Explaining the results table

Percent:
Refers to how much weight each factor contributes to the Correspondence calculation. This number should sum to 100. As a guide, one should be aiming for a ‘variance explained’ of 70% or above by a combination of Factors 1 and 2. This means that there is a large enough differentiation in the data variables, to create a robust analysis.

Per. Cum (Percent cumulative):
This is a cumulative of each percent as you go down the factors. i.e. Factor 1 will always be the same for Percent and Per. cum, Factor 2 Per. Cum will be the cumulative of Factor 1 percent and Factor 2 percent, and so on till Factor 6 which should be 100%

CHI2 (Chi-squared):
This metric is used to analyze the rows and columns of the crosstab and understand how statistically related to one another they are.

Deg. Free (Degrees of freedom):
Shows the number of independent pieces of information used to calculate the correspondence analysis.

The significance of degrees of freedom lies in interpreting Chi-squared results and establishing whether they are statistically meaningful. A greater number of degrees of freedom indicates more flexibility in the data, suggesting less constraint. These values primarily matter when assessing the statistical value of the results.

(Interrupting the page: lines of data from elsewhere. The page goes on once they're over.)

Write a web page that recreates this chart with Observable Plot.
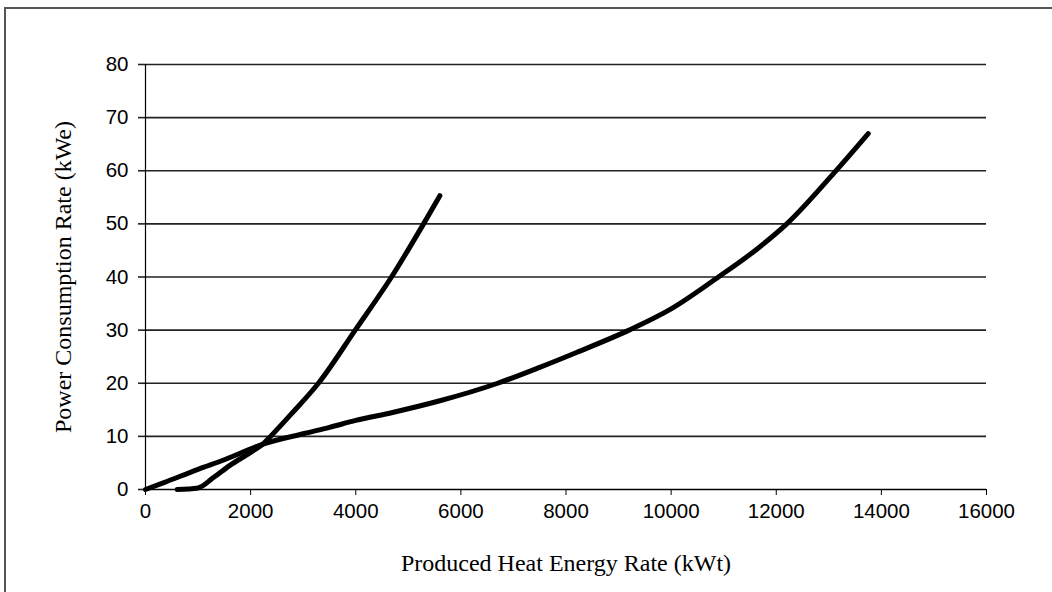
<!DOCTYPE html>
<html>
<head>
<meta charset="utf-8">
<script src="https://cdn.jsdelivr.net/npm/d3@7"></script>
<script src="https://cdn.jsdelivr.net/npm/@observablehq/plot@0.6"></script>
<style>
  html, body { margin: 0; padding: 0; background: #fff; overflow: hidden; }
  #wrap { position: relative; width: 1052px; height: 592px; overflow: hidden; }
  #frame { position: absolute; left: 4px; top: 7px; width: 1100px; height: 700px; border: 2px solid #555; box-sizing: border-box; pointer-events: none; }
  #chart { position: absolute; left: 0; top: 0; }
</style>
</head>
<body>
<div id="wrap"><div id="frame"></div><div id="chart"></div></div>
<script>
// Series A (steeper curve)
const seriesA_x = [600, 1000, 1300, 1600, 2000, 2250, 2380, 2800, 3290, 3990, 4680, 5290, 5600];
const seriesA_y = [0, 0.3, 2.3, 4.5, 7, 8.7, 10, 14.5, 20, 30, 40, 50, 55.3];
// Series B (flatter, longer curve)
const seriesB_x = [0, 350, 1000, 1500, 2250, 3000, 3500, 4000, 4700, 5600, 6700, 7500, 8200, 9200, 10000, 10900, 11600, 12200, 13100, 13750];
const seriesB_y = [0, 1.3, 3.8, 5.6, 8.6, 10.5, 11.7, 13, 14.5, 16.7, 20, 23, 25.8, 30, 34, 40, 45, 50, 59.6, 67];

const xTicks = [0, 2000, 4000, 6000, 8000, 10000, 12000, 14000, 16000];
const yTicks = [0, 10, 20, 30, 40, 50, 60, 70, 80];
const xTitle = "Produced Heat Energy Rate (kWt)";
const yTitle = "Power Consumption Rate (kWe)";

const dataA = seriesA_x.map((x, i) => ({x, y: seriesA_y[i], s: "A"}));
const dataB = seriesB_x.map((x, i) => ({x, y: seriesB_y[i], s: "B"}));

const chart = Plot.plot({
  width: 1052,
  height: 592,
  marginLeft: 145,
  marginRight: 66,
  marginTop: 64,
  marginBottom: 103,
  style: {background: "transparent", color: "#000"},
  x: {domain: [0, 16000]},
  y: {domain: [0, 80]},
  marks: [
    Plot.ruleY(yTicks.filter(d => d > 0), {stroke: "#222", strokeWidth: 1.6}),
    Plot.axisY({ticks: yTicks, tickSize: 7, tickPadding: 10, fontSize: 20.5, fontFamily: "Liberation Sans, Arial, sans-serif", label: null, stroke: "#222", strokeWidth: 1.6}),
    Plot.axisX({ticks: xTicks, tickSize: 6, tickPadding: 8, fontSize: 20.5, fontFamily: "Liberation Sans, Arial, sans-serif", label: null, tickFormat: d => String(d), stroke: "#000"}),
    Plot.ruleX([0], {stroke: "#000", strokeWidth: 1.2}),
    Plot.ruleY([0], {stroke: "#000", strokeWidth: 1.5}),
    Plot.line(dataA, {x: "x", y: "y", stroke: "#000", strokeWidth: 5, curve: "monotone-x"}),
    Plot.line(dataB, {x: "x", y: "y", stroke: "#000", strokeWidth: 5, curve: "monotone-x"}),
    Plot.text([xTitle], {frameAnchor: "bottom", dy: 74, lineAnchor: "middle", fontSize: 24, fontFamily: "Liberation Serif, Times New Roman, serif", fill: "#000"}),
    Plot.text([yTitle], {frameAnchor: "left", dx: -82, rotate: -90, textAnchor: "middle", lineAnchor: "middle", fontSize: 24, fontFamily: "Liberation Serif, Times New Roman, serif", fill: "#000"})
  ]
});
document.getElementById("chart").appendChild(chart);
</script>
</body>
</html>
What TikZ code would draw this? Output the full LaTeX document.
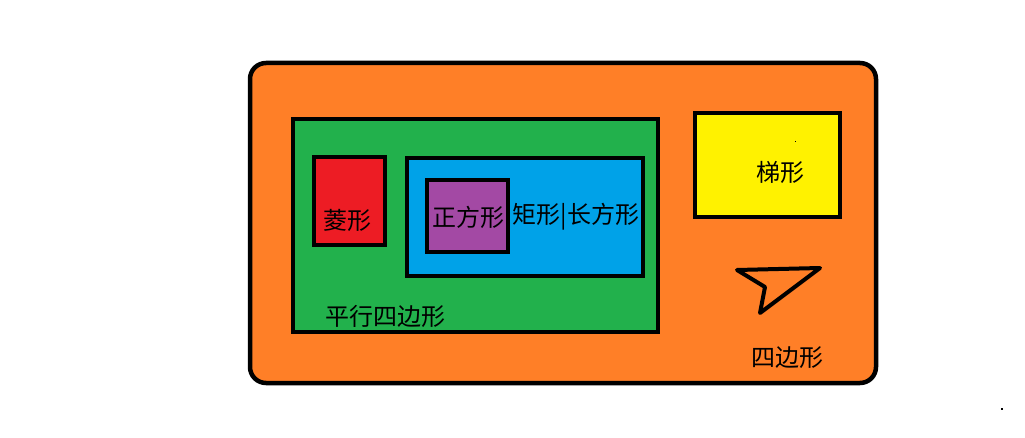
\documentclass[tikz,border=0pt]{standalone}
\usepackage{fontspec}
\newfontfamily\cjk{Noto Sans CJK SC}
\definecolor{porange}{HTML}{FF7F27}
\definecolor{pgreen}{HTML}{22B14C}
\definecolor{pred}{HTML}{ED1C24}
\definecolor{pblue}{HTML}{00A2E8}
\definecolor{ppurple}{HTML}{A349A4}
\definecolor{pyellow}{HTML}{FFF200}
\begin{document}
\begin{tikzpicture}[x=1pt,y=-1pt,
  box/.style={draw=black,line width=4.5pt},
  lbl/.style={font=\cjk\fontsize{24}{27}\selectfont,inner sep=0pt,text=black}]
\useasboundingbox (0,0) rectangle (1025,438);
\fill[white] (0,0) rectangle (1025,438);
\draw[box,fill=porange,rounded corners=16pt] (250,63) rectangle (876,383);
\draw[box,fill=pgreen] (293,119) rectangle (658,332);
\draw[box,fill=pred] (314,157) rectangle (385,245);
\draw[box,fill=pblue] (407,158) rectangle (643,276);
\draw[box,fill=ppurple] (427,180) rectangle (508,252);
\draw[box,fill=pyellow] (695,113) rectangle (840,217);
\draw[line width=4pt,line join=round,line cap=round] (737,270) -- (820,268) -- (760,313) -- (765,287) -- cycle;
\fill[black] (795,141) rectangle (796,142);
\fill[black] (1001,408) rectangle (1003,410);
\node[lbl] (ling) at (347,220) {菱形};
\node[lbl] (zfx) at (468,217) {正方形};
\node[lbl] (jx) at (576,217) {矩形|长方形};
\node[lbl] (pxsbx) at (385,316) {平行四边形};
\node[lbl] (tx) at (780,172) {梯形};
\node[lbl] (sbx) at (787,358) {四边形};
\end{tikzpicture}
\end{document}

Explaining the data items on the map

The proximity of Active row labels in the table indicates the degree of similarity among the data items. In the graph below, you'll notice that the Active rows "Cherry Coke" "Pepsi Cola" and "Coca Cola" are grouped closely together, signifying their high degree of similarity to each other. Likewise, when examining the Active column, the age groups "15-24" and "25-34" are positioned near each other, suggesting that these age groups are very similar.

To interpret the relationship between the Active rows and Active columns, lines are drawn from each of the points to the interception of the quadrants, or the origin (zero on the graph).

Obtuse angles tell us that there is a negative correlation between two data points. Look at the line between “Ages 35-44” and “Coca-Cola Zero Sugar”. The angle is obtuse and the lines are rather short, indicating that there is a rather strong negative correlation.

Position of the data items relative to the center of the map

Since Correspondence is all about relativity, the closer a data item is to the center of the map, the less information will be revealed about the data item, by the map. The further any data item is from the middle of the map, the more strongly it is related to something
else in the map.

Understanding a Correspondence Analysis Table

% INF (inference):

Percent influence. The contribution each variable makes to the overall analysis (the higher it is, the more relevant it is to the differences in the market). If a psychographic statement has a low % INF then there is a weak relationship between the Brands (columns) and the psychographics (row). If a statement has a low % INF then it is not adequately explaining the difference between brands

ABS (absolute):

The ‘absolute contribution’ or the “value” of each statement/brand within the factor. Interpret it like % col in Crosstab. The higher the ABS, the better the factor is at explaining that particular variable.

REL (relative):

The ‘relative contribution’ of each variable across the factors. Interpret it like % row in Crosstab. How well are the users of a brand explained by the factors.

Interpreting a Correspondence Analysis Table

The correspondence application plots the brands and demographics on a graph. It shows Factors 1 as the ‘X-axis’ (left to right) and Factor 2 as the ‘Y-axis’ (top to bottom). In order to understand the factors and the data, the demographics need to be analysed in order to examine which are important to each factor, this is done by switching to the Table view.

Factors

%INF (Inference):

This shows how much influence a brand or demographic has on the analysis and is generally sorted by %INF prior to a Cluster analysis to determine the most influential variables in the analysis.

ABS (Absolute):

This shows the influence of a brand or, in this example, the demographics on this factor. The ABS score can be interpreted as the %Col in Explore.

REL (Relative):

This score determines which side of the graph the brand or lifestyle statement will appear on. For Factor 1 “-“ appears on the left and “+” appears on the right of the Correspondence map. The REL score also explains which factor best explains the brand/demographic and can be read like the %Row in Explore.